Why AI causes it: AI optimizes for getting a working demo. This means generous timeouts, localhost URLs, or test API keys that streamline local testing but are inappropriate or insecure for a live environment.

Concrete Examples:

  • Database connection strings pointing to localhost.
  • API keys set to public test values (e.g., pk_test_...).
  • File paths referencing your local machine (e.g., /Users/yourname/app/data).
  • Timeouts set to extremely long values for debugging that would cause poor user experience in production.

The Fix:

  • Automated scanning: Before deployment, use your AI assistant to scan the codebase for common development-specific values like localhost, 127.0.0.1, test_ prefixes for API keys, and absolute file paths. It's surprisingly good at this.
  • Use environment variables: As above, if a value changes between environments, it belongs in an environment variable.

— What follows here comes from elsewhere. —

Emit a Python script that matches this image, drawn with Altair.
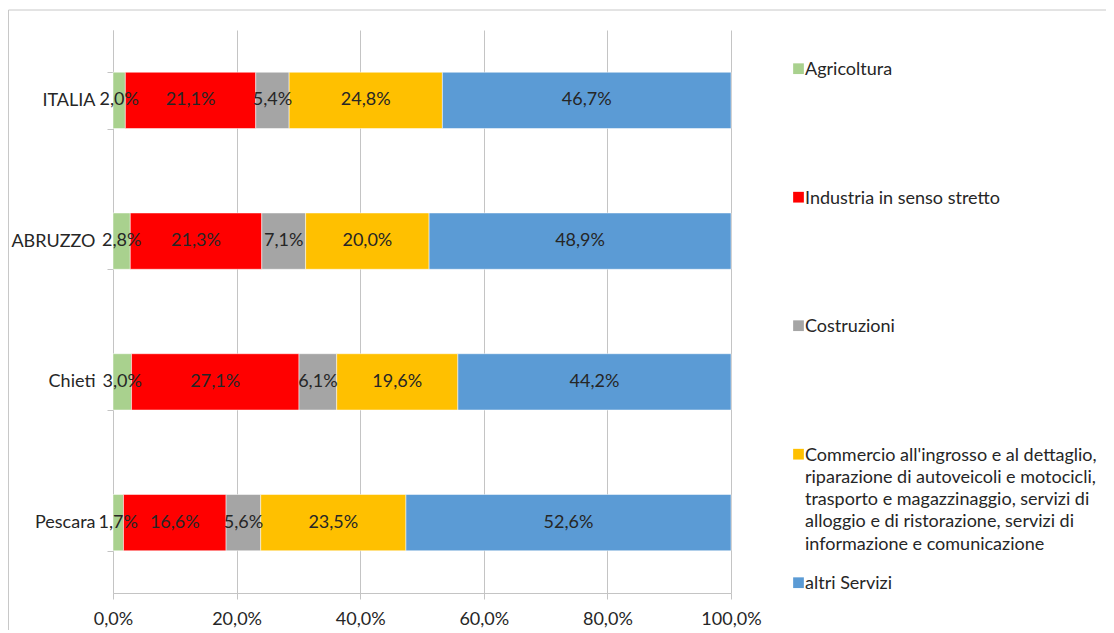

3. Database and External Service Connectivity

Your database connection might work flawlessly on your laptop, but vanish in production.

Why AI causes it: AI doesn't configure network access policies. Locally, your app runs on the same machine as your local database. In production, your app server and database are separate entities, often in different virtual private clouds or even different regions.

Concrete Examples:

  • Firewall rules blocking your app server from connecting to your cloud database.
  • Incorrect database hostnames or ports in the connection string.
  • Missing database user permissions for the production user.
  • CORS (Cross-Origin Resource Sharing) issues preventing your frontend from talking to your backend API.

The Fix:

  • Security Group/Firewall Configuration: Ensure your database's security groups or firewall rules allow inbound connections from your application server's IP address or security group. This is a critical, often overlooked step.
  • Correct Connection Strings: Double-check that the production database connection string (set via environment variables!) uses the correct host, port, username, and password for your production database.
  • CORS Policies: Explicitly configure CORS headers on your backend to allow requests from your production frontend domain. AI rarely adds robust CORS rules by default.

4. Authentication and Authorization Issues

Auth redirect loops and missing access policies are common pain points after deployment.

Why AI causes it: AI typically generates authentication code that assumes a single, local callback URL. Production environments have different domains and often require stricter authorization policies.

Concrete Examples:

  • OAuth callback URLs pointing to http://localhost:3000/auth/callback instead of https://your-production-domain.com/auth/callback.
  • Missing JWT secret keys in production, leading to invalid token validation.
  • Incomplete IAM roles or database access policies that prevent your app from reading/writing data once deployed.

The Fix:

  • Register Production Redirect URLs: For any OAuth provider (Google, GitHub, Auth0), register your production callback URLs in their developer console. This is non-negotiable.
  • Securely Manage Secrets: Ensure all authentication secrets (e.g., JWT signing keys) are robust environment variables, not hardcoded, and are sufficiently complex.
  • Configure Access Policies: Explicitly define and apply necessary database access policies or cloud IAM roles to grant your deployed application the minimum required permissions.